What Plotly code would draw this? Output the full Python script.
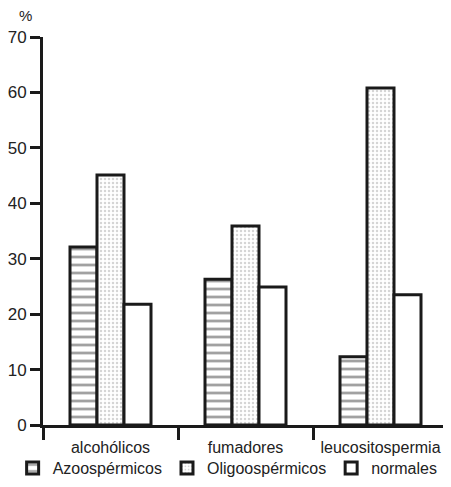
import plotly.graph_objects as go

categories = ["alcohólicos", "fumadores", "leucositospermia"]
azoospermicos = [32.1, 26.3, 12.3]
oligospermicos = [45.1, 35.9, 60.8]
normales = [21.8, 24.9, 23.5]
y_ticks = [0, 10, 20, 30, 40, 50, 60, 70]

FONT = "Liberation Sans Narrow, Arial Narrow, Liberation Sans, sans-serif"

fig = go.Figure()
fig.add_trace(go.Bar(
    name="Azoospérmicos", x=categories, y=azoospermicos,
    marker=dict(color="white", line=dict(color="#1a1a1a", width=3),
                pattern=dict(shape="-", fgcolor="#444444", bgcolor="white",
                             size=8, solidity=0.35)),
))
fig.add_trace(go.Bar(
    name="Oligoospérmicos", x=categories, y=oligospermicos,
    marker=dict(color="white", line=dict(color="#1a1a1a", width=3),
                pattern=dict(shape=".", fgcolor="#aaaaaa", bgcolor="white",
                             size=4, solidity=0.3)),
))
fig.add_trace(go.Bar(
    name="normales", x=categories, y=normales,
    marker=dict(color="white", line=dict(color="#1a1a1a", width=3)),
))

fig.update_layout(
    width=443, height=479,
    margin=dict(l=35, r=3, t=29, b=62, autoexpand=False),
    paper_bgcolor="white", plot_bgcolor="white",
    barmode="group", bargap=0.4, bargroupgap=0,
    font=dict(family=FONT, size=16, color="#222222"),
    showlegend=True,
    legend=dict(orientation="h", x=-0.075, y=-0.111, xanchor="left", yanchor="middle",
                font=dict(family=FONT, size=16, color="#222222"),
                itemwidth=30, tracegroupgap=0, traceorder="normal",
                bgcolor="rgba(0,0,0,0)"),
    xaxis=dict(
        automargin=False,
        showline=True, linecolor="#1a1a1a", linewidth=3,
        ticks="outside", tickson="boundaries", ticklen=12, tickwidth=3,
        tickcolor="#1a1a1a", showgrid=False, zeroline=False,
        ticklabelstandoff=6,
        tickfont=dict(family=FONT, size=16, color="#222222"),
    ),
    yaxis=dict(
        automargin=False,
        range=[0, 70], tickvals=y_ticks, ticktext=[str(v) for v in y_ticks],
        showline=True, linecolor="#1a1a1a", linewidth=3,
        ticks="outside", ticklen=10, tickwidth=3, tickcolor="#1a1a1a",
        showgrid=False, zeroline=False,
        tickfont=dict(family=FONT, size=17, color="#222222"),
    ),
    annotations=[dict(text="%", xref="paper", yref="paper", x=-0.065, y=1.0,
                      yshift=22, xanchor="left", yanchor="middle", showarrow=False,
                      font=dict(family=FONT, size=15, color="#222222"))],
)

fig.write_html("out.html")
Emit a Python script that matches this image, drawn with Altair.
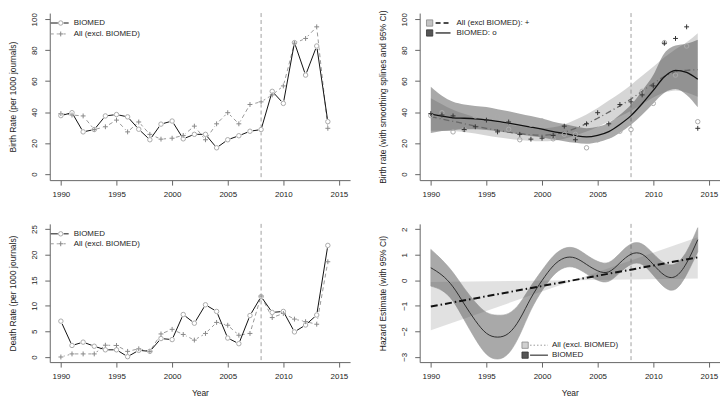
import altair as alt
import pandas as pd

# ---------------- data ----------------
years = list(range(1990, 2015))

bio_birth = [37.7, 39.6, 27.2, 28.7, 37.5, 38.4, 36.9, 28.9, 22.1, 32.2, 34.2, 22.7, 25.6,
             25.6, 16.9, 22.1, 24.7, 27.6, 28.7, 53.4, 45.6, 84.9, 63.9, 82.7, 33.8]
all_birth = [39.0, 38.1, 37.5, 28.7, 30.5, 34.8, 27.2, 33.6, 25.6, 22.5, 23.1, 24.9, 30.9,
             22.1, 32.4, 39.6, 32.4, 44.9, 46.6, 51.1, 56.9, 84.5, 87.6, 95.1, 29.5]

bio_death = [7.0, 2.25, 2.9, 2.1, 1.4, 1.4, 0.06, 1.3, 1.1, 3.6, 3.4, 8.3, 6.6, 10.2, 8.9,
             3.7, 2.6, 8.1, 11.8, 8.7, 8.9, 4.9, 6.25, 8.2, 21.8]
all_death = [0.0, 0.6, 0.6, 0.6, 2.3, 2.25, 1.1, 1.6, 1.1, 4.5, 5.4, 4.4, 3.3, 4.6, 6.75,
             6.2, 4.25, 4.6, 11.9, 7.7, 8.5, 7.4, 6.9, 6.4, 18.6]

# smoothing splines (top right)
bio_smooth = [38.6, 37.4, 36.3, 36.0, 35.6, 35.0, 34.0, 32.8, 31.5, 30.3, 29.0, 27.4, 26.2,
              24.8, 24.0, 25.0, 27.4, 32.0, 37.7, 45.4, 54.0, 62.9, 67.0, 65.6, 61.2]
bio_lo = [26.4, 27.7, 28.3, 28.9, 28.9, 28.4, 27.6, 26.6, 25.5, 24.6, 23.5, 22.2, 21.2,
          20.1, 19.5, 20.5, 22.7, 26.7, 31.8, 38.3, 45.6, 52.5, 54.9, 51.1, 43.1]
bio_hi = [56.4, 50.5, 46.6, 44.9, 43.9, 43.2, 41.9, 40.5, 38.9, 37.4, 35.8, 33.8, 32.3,
          30.6, 29.6, 30.5, 33.1, 38.3, 44.7, 53.8, 64.0, 78.0, 83.0, 84.2, 86.8]
all_smooth = [37.0, 35.5, 34.0, 32.5, 31.0, 29.5, 28.2, 27.0, 26.0, 25.3, 25.0, 25.5, 27.0,
              29.5, 32.5, 36.0, 40.0, 44.0, 48.5, 53.5, 58.5, 63.0, 66.0, 67.0, 67.4]
all_lo = [28.0, 27.9, 27.8, 27.1, 26.2, 24.9, 23.8, 22.8, 21.9, 21.3, 21.1, 21.5, 22.8,
          24.9, 27.4, 30.4, 33.7, 37.1, 40.9, 45.1, 49.4, 52.6, 54.0, 52.7, 49.9]
all_hi = [49.0, 45.1, 41.5, 38.9, 36.7, 35.0, 33.4, 32.0, 30.8, 30.0, 29.6, 30.2, 32.0,
          35.0, 38.5, 42.7, 47.4, 52.2, 57.5, 63.4, 69.3, 75.4, 80.6, 85.2, 91.0]

# hazard estimates (bottom right)
bio_haz = [0.49, 0.20, -0.26, -0.93, -1.58, -2.08, -2.23, -2.08, -1.52, -0.70, -0.01, 0.56,
           0.87, 0.87, 0.62, 0.37, 0.33, 0.68, 1.02, 1.02, 0.62, 0.20, 0.15, 0.68, 1.59]
bio_haz_lo = [-0.23, -0.40, -0.82, -1.55, -2.30, -2.90, -3.09, -2.86, -2.14, -1.17, -0.41,
              0.18, 0.49, 0.49, 0.25, 0.00, -0.04, 0.30, 0.62, 0.62, 0.20, -0.27, -0.35,
              0.23, 1.12]
bio_haz_hi = [1.21, 0.80, 0.30, -0.31, -0.86, -1.26, -1.37, -1.30, -0.90, -0.23, 0.39, 0.94,
              1.25, 1.25, 0.99, 0.74, 0.70, 1.06, 1.42, 1.42, 1.04, 0.67, 0.65, 1.13, 2.06]
all_haz_years = [1990, 2014]
all_haz = [-1.03, 0.90]
all_band_years = [1990, 2002.9, 2014]
all_band_lo = [-1.96, 0.0, 0.07]
all_band_hi = [-0.07, 0.0, 1.69]

x_ticks = [1990, 1995, 2000, 2005, 2010, 2015]
marker_year = 2008

# ---------------- tables ----------------
df_birth = pd.DataFrame({"year": years, "bio": bio_birth, "all": all_birth})
df_death = pd.DataFrame({"year": years, "bio": bio_death, "all": all_death})
df_smooth = pd.DataFrame({"year": years, "bs": bio_smooth, "blo": bio_lo, "bhi": bio_hi,
                          "as": all_smooth, "alo": all_lo, "ahi": all_hi})
df_haz = pd.DataFrame({"year": years, "h": bio_haz, "lo": bio_haz_lo, "hi": bio_haz_hi})
df_haz_all = pd.DataFrame({"year": all_haz_years, "h": all_haz})
df_haz_band = pd.DataFrame({"year": all_band_years, "lo": all_band_lo, "hi": all_band_hi})
one = pd.DataFrame({"k": [0]})

W = 302
H_TOP = 168
H_BOT = 139
FS = 8
PLUS = "M-1,0L1,0M0,-1L0,1"
PLUS_SIZE = 24
CIRC_SIZE = 20
GAP_SIZE = 34


def xenc(title=None):
    ax = alt.Axis(values=x_ticks, format="d", tickSize=5, labelPadding=5, titlePadding=9)
    return alt.X("year:Q", scale=alt.Scale(domain=[1989, 2016], nice=False, zero=False),
                 axis=ax, title=title)


def yenc(field, domain, ticks, title):
    ax = alt.Axis(values=ticks, labelAngle=270, labelAlign="center", labelBaseline="bottom",
                  tickSize=5, labelPadding=6, titlePadding=13, format="d")
    return alt.Y(f"{field}:Q", scale=alt.Scale(domain=domain, nice=False, zero=False),
                 axis=ax, title=title)


def vline():
    return alt.Chart(one).mark_rule(color="#a0a0a0", strokeDash=[4, 3], strokeWidth=1).encode(
        x=alt.datum(marker_year))


def leg_rule(x1, x2, y, color, width=1.0, dash=None):
    kw = dict(color=color, strokeWidth=width)
    if dash:
        kw["strokeDash"] = dash
    return alt.Chart(one).mark_rule(**kw).encode(x=alt.value(x1), x2=alt.value(x2), y=alt.value(y))


def leg_text(x, y, s):
    return alt.Chart(one).mark_text(align="left", baseline="middle", fontSize=FS,
                                    color="#222222").encode(
        x=alt.value(x), y=alt.value(y), text=alt.value(s))


def leg_pt(x, y, **kw):
    return alt.Chart(one).mark_point(**kw).encode(x=alt.value(x), y=alt.value(y))


def leg_box(x, y, fill, stroke):
    return alt.Chart(one).mark_point(shape="square", filled=True, fill=fill, stroke=stroke,
                                     strokeWidth=0.8, size=40, opacity=1).encode(
        x=alt.value(x), y=alt.value(y))


def rate_panel(df, ydom, yticks, ytitle, xtitle, h, legy):
    X = xenc(xtitle)
    Yb = yenc("bio", ydom, yticks, ytitle)
    Ya = yenc("all", ydom, yticks, ytitle)
    base = alt.Chart(df)
    line_all = base.mark_line(color="#999999", strokeDash=[4, 3], strokeWidth=1).encode(x=X, y=Ya)
    gap_all = base.mark_point(shape="circle", filled=True, fill="white", strokeWidth=0,
                              size=GAP_SIZE, opacity=1).encode(x=X, y=Ya)
    line_bio = base.mark_line(color="#111111", strokeWidth=1).encode(x=X, y=Yb)
    gap_bio = base.mark_point(shape="circle", filled=True, fill="white", strokeWidth=0,
                              size=GAP_SIZE, opacity=1).encode(x=X, y=Yb)
    pts_all = base.mark_point(shape=PLUS, filled=False, color="#888888", strokeWidth=1,
                              size=PLUS_SIZE, opacity=1).encode(x=X, y=Ya)
    pts_bio = base.mark_point(shape="circle", filled=False, color="#aaaaaa", strokeWidth=1,
                              size=CIRC_SIZE, opacity=1).encode(x=X, y=Yb)
    y1, y2 = legy
    legend = [
        leg_rule(1, 19, y1, "#111111"),
        leg_pt(11, y1, shape="circle", filled=True, fill="white", strokeWidth=0, size=GAP_SIZE, opacity=1),
        leg_pt(11, y1, shape="circle", filled=False, color="#aaaaaa", strokeWidth=1, size=CIRC_SIZE, opacity=1),
        leg_text(24, y1, "BIOMED"),
        leg_rule(1, 19, y2, "#999999", dash=[3, 3]),
        leg_pt(11, y2, shape="circle", filled=True, fill="white", strokeWidth=0, size=GAP_SIZE, opacity=1),
        leg_pt(11, y2, shape=PLUS, filled=False, color="#888888", strokeWidth=1, size=PLUS_SIZE, opacity=1),
        leg_text(24, y2, "All (excl. BIOMED)"),
    ]
    return alt.layer(vline(), line_all, gap_all, line_bio, gap_bio, pts_all, pts_bio,
                     *legend).properties(width=W, height=h)


tl = rate_panel(df_birth, [-4, 104], [0, 20, 40, 60, 80, 100],
                "Birth Rate (per 1000 journals)", None, H_TOP, (10, 21))
bl = rate_panel(df_death, [-1, 26], [0, 5, 10, 15, 20, 25],
                "Death Rate (per 1000 journals)", "Year", H_BOT, (10, 20))

# ---- top right: smoothing splines ----
X = xenc(None)
tr_title = "Birth rate (with smoothing splines and 95% CI)"
bdom = [-4, 104]
bt = [0, 20, 40, 60, 80, 100]
sm = alt.Chart(df_smooth)
band_all = sm.mark_area(color="#808080", opacity=0.32, interpolate="monotone").encode(
    x=X, y=yenc("alo", bdom, bt, tr_title), y2="ahi:Q")
band_bio = sm.mark_area(color="#404040", opacity=0.45, interpolate="monotone").encode(
    x=X, y=yenc("blo", bdom, bt, tr_title), y2="bhi:Q")
sline_all = sm.mark_line(color="#666666", strokeWidth=1.3, strokeDash=[6, 3, 1, 3],
                         interpolate="monotone").encode(x=X, y=yenc("as", bdom, bt, tr_title))
sline_bio = sm.mark_line(color="#111111", strokeWidth=1.3, interpolate="monotone").encode(
    x=X, y=yenc("bs", bdom, bt, tr_title))
bp = alt.Chart(df_birth)
spts_bio = bp.mark_point(shape="circle", filled=False, color="#aaaaaa", strokeWidth=1,
                         size=CIRC_SIZE, opacity=1).encode(x=X, y=yenc("bio", bdom, bt, tr_title))
spts_all = bp.mark_point(shape=PLUS, filled=False, color="#333333", strokeWidth=1,
                         size=PLUS_SIZE, opacity=1).encode(x=X, y=yenc("all", bdom, bt, tr_title))
tr_legend = [
    leg_box(10, 10, "#c4c4c4", "#888888"),
    leg_rule(16, 31, 10, "#111111", width=1.6, dash=[5, 3]),
    leg_text(37, 10, "All (excl BIOMED): +"),
    leg_box(10, 20, "#555555", "#333333"),
    leg_rule(16, 31, 20, "#111111", width=1.2),
    leg_text(37, 20, "BIOMED: o"),
]
tr = alt.layer(vline(), band_all, band_bio, sline_all, sline_bio, spts_bio, spts_all,
               *tr_legend).properties(width=W, height=H_TOP)

# ---- bottom right: hazard ----
Xb = xenc("Year")
hz_title = "Hazard Estimate (with 95% CI)"
hdom = [-3.21, 2.21]
ht = [-3, -2, -1, 0, 1, 2]
hband_all = alt.Chart(df_haz_band).mark_area(color="#888888", opacity=0.25).encode(
    x=Xb, y=yenc("lo", hdom, ht, hz_title), y2="hi:Q")
hband_bio = alt.Chart(df_haz).mark_area(color="#555555", opacity=0.5, interpolate="natural",
                                        stroke="#444444", strokeWidth=0.6).encode(
    x=Xb, y=yenc("lo", hdom, ht, hz_title), y2="hi:Q")
hline_bio = alt.Chart(df_haz).mark_line(color="#222222", strokeWidth=0.9,
                                        interpolate="natural").encode(
    x=Xb, y=yenc("h", hdom, ht, hz_title))
hline_all = alt.Chart(df_haz_all).mark_line(color="#111111", strokeWidth=2,
                                            strokeDash=[7, 3, 1.5, 3]).encode(
    x=Xb, y=yenc("h", hdom, ht, hz_title))
br_legend = [
    leg_box(106, 122, "#d0d0d0", "#888888"),
    leg_rule(111, 129, 122, "#999999", dash=[1.5, 2]),
    leg_text(133, 122, "All (excl. BIOMED)"),
    leg_box(106, 132, "#555555", "#333333"),
    leg_rule(111, 129, 132, "#111111"),
    leg_text(133, 132, "BIOMED"),
]
br = alt.layer(vline(), hband_all, hband_bio, hline_bio, hline_all,
               *br_legend).properties(width=W, height=H_BOT)

chart = alt.concat(tl, tr, bl, br, columns=2, bounds="flush",
                   spacing=alt.RowColnumber(row=44, column=70)).resolve_scale(
    x="independent", y="independent").properties(padding=0).configure(
    font="Liberation Sans").configure_axis(
    labelFont="Liberation Sans", titleFont="Liberation Sans", labelFontSize=FS,
    titleFontSize=8.5, titleFontWeight="normal", grid=False, domainColor="#666666",
    tickColor="#666666", labelColor="#222222", titleColor="#222222",
    domainWidth=1, tickWidth=1).configure_view(stroke=None)

chart.save("out.html", embed_options={"renderer": "svg", "actions": False})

•••••

Only the lines from the one holding "Emit a Python" to the one holding "years = list(range(1990, 2015))" should be returned, both included and exactly as written, with no pictures.

Emit a Python script that matches this image, drawn with Altair.
import altair as alt
import pandas as pd

# ---------------- data ----------------
years = list(range(1990, 2015))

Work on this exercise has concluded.